Who Represents Me?


Hello, Mr. President?

The President lives and works at one of the most famous addresses in the world: 1600 Pennsylvania Avenue. Citizens can’t just walk up and knock on the President’s door, but they can share their ideas and concerns in other ways, such as mail, email, social media, or a phone call. 

 1) Follow the link.

2) Click on the ‘Contact Us’ button on the upper right corner of the page.

3) Find out how to get a message to the President.


Which form of communication would you be most likely to use to get a message to the president?

Find Your U.S. Senators

Your United States senators work in government to represent the interests of your state and its people. Each state has two U.S. senators (there are 100 total). Senators serve for six years at a time, and there are no federal limits on how many times senators can be re-elected. Some have been serving for decades!

Senators have offices in both Washington, D.C. and in their home state. When Congress is in session, senators work in Washington. You can find out where your senators are right now by checking www.senate.gov to see if Congress is in session.

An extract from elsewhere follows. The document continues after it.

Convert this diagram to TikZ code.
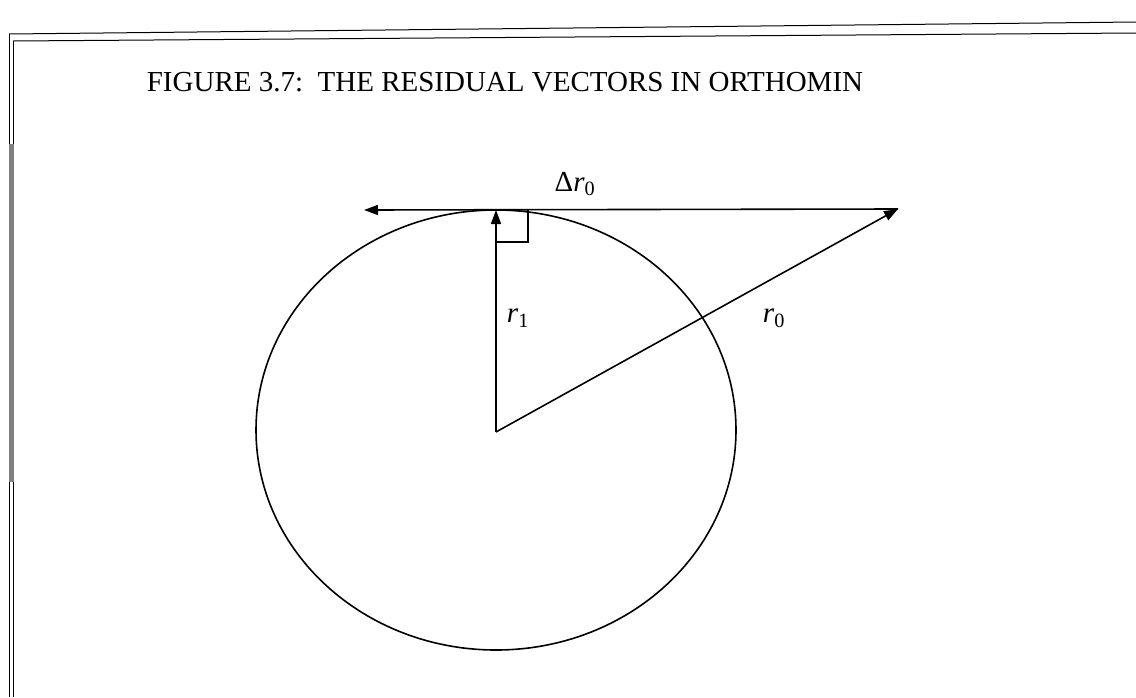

1) Follow the link to the Senate website.

2) In the upper right corner, find the drop-down box that says “Find Your Senators.” Click on your state.

3) Click on each senator’s name to visit their websites and look for contact information.

4) Fill out your contact sheet using the information you find.


Find Your House Representative

Your United States representatives also work on behalf of your state and its people. The number of representatives in your state depends on your state’s population. Representatives serve two-year terms and can be re-elected as many times as your state allows.

States are divided into districts, and each district elects a representative to serve in the House. Before you can contact your representative, you need to know what district you live in! 

1) Follow the link to the House of Representatives website.

2) In the upper right corner, find the “Enter your zip code” box. If possible, enter the zip code for your home, not your school.

3) You will see a map of your district. On the left, you will see your representative. Click on your representative’s name.

4) On your representative’s website, find a “Contact Me” page. Use the information you find to fill out your contact sheet.


Dear Mr. Governor...

Each state has a governor that leads the executive branch of the state’s government. A governor is like the president of the state: He or she is in charge of carrying out state laws. A governor signs or vetoes state bills, gives State of the State speeches, and leads all the different government agencies that make up the state’s executive branch.

1) Follow the link

2) Hover your mouse over the “Governors” tab until a drop-down list appears. Click “Current Governors.”

3) Find your state’s Governor and click on his or her name.

4) Fill out your contact sheet using the information you find.

5) Click “Governor’s website” beneath your governor’s photo to find out more about your governor.


Find Your State Representative

Each state has a legislative branch of its very own. Your state legislature makes laws just for your state. In most states, there is a state senate and a state house of representatives. Each state is divided into districts, and each district elects senators and representatives to serve in the state legislature. Your state legislators work in your state’s government to represent the interests of the people living in your district.

1) Follow the link to the Project Vote Smart website.

2) Find the “Find Your Elected Officials” box. Enter your zip code.

3) Scroll down to find the ‘State Legislative’ heading. Click it.

4) Click on each legislator’s name. Beneath their photo, click on “See Full Biographical and Contact Information.”

5) Fill out your contact sheet using the information you find.


Find Your Local Representative

The government officials closest to you are those at the local level. You may live in a county, city, borough, parish, ward—or a combination of these! The legislative officials (law makers) at these levels may be called council members, supervisors, aldermen, or some other name. These are the people with the power to make change on local issues you care about.

1) Follow this link to find your local officials.

2) In the drop-down boxes, choose “Local Legislative” for Office Type and then choose your state.

3) In the next drop-down box, choose your city or county.

4) Look to see what your local lawmakers are called. On your contact sheet, write the TITLE ONLY. For example, “Johnson County Supervisor” or “Perry City Council Member.”

Hometown Representatives

Most counties and cities are divided up so that lawmakers represent a small part of the county or city. The person who represents the area where you live is most likely to listen to your concerns.

1) Access an internet search engine such as Google.

2) In the search box, type the title that you wrote on your contact sheet. (Ex: Johnson County Supervisor or Perry City Council)

3) In the results list, click on the link to your local government’s website. It may say something like Johnson County Board of Supervisors or Perry City Council.

4) Look for a place on the website that helps you find which lawmaker represents the neighborhood where you live. You may need to type in your address.

5) Write the contact information for your local lawmaker on your contact sheet.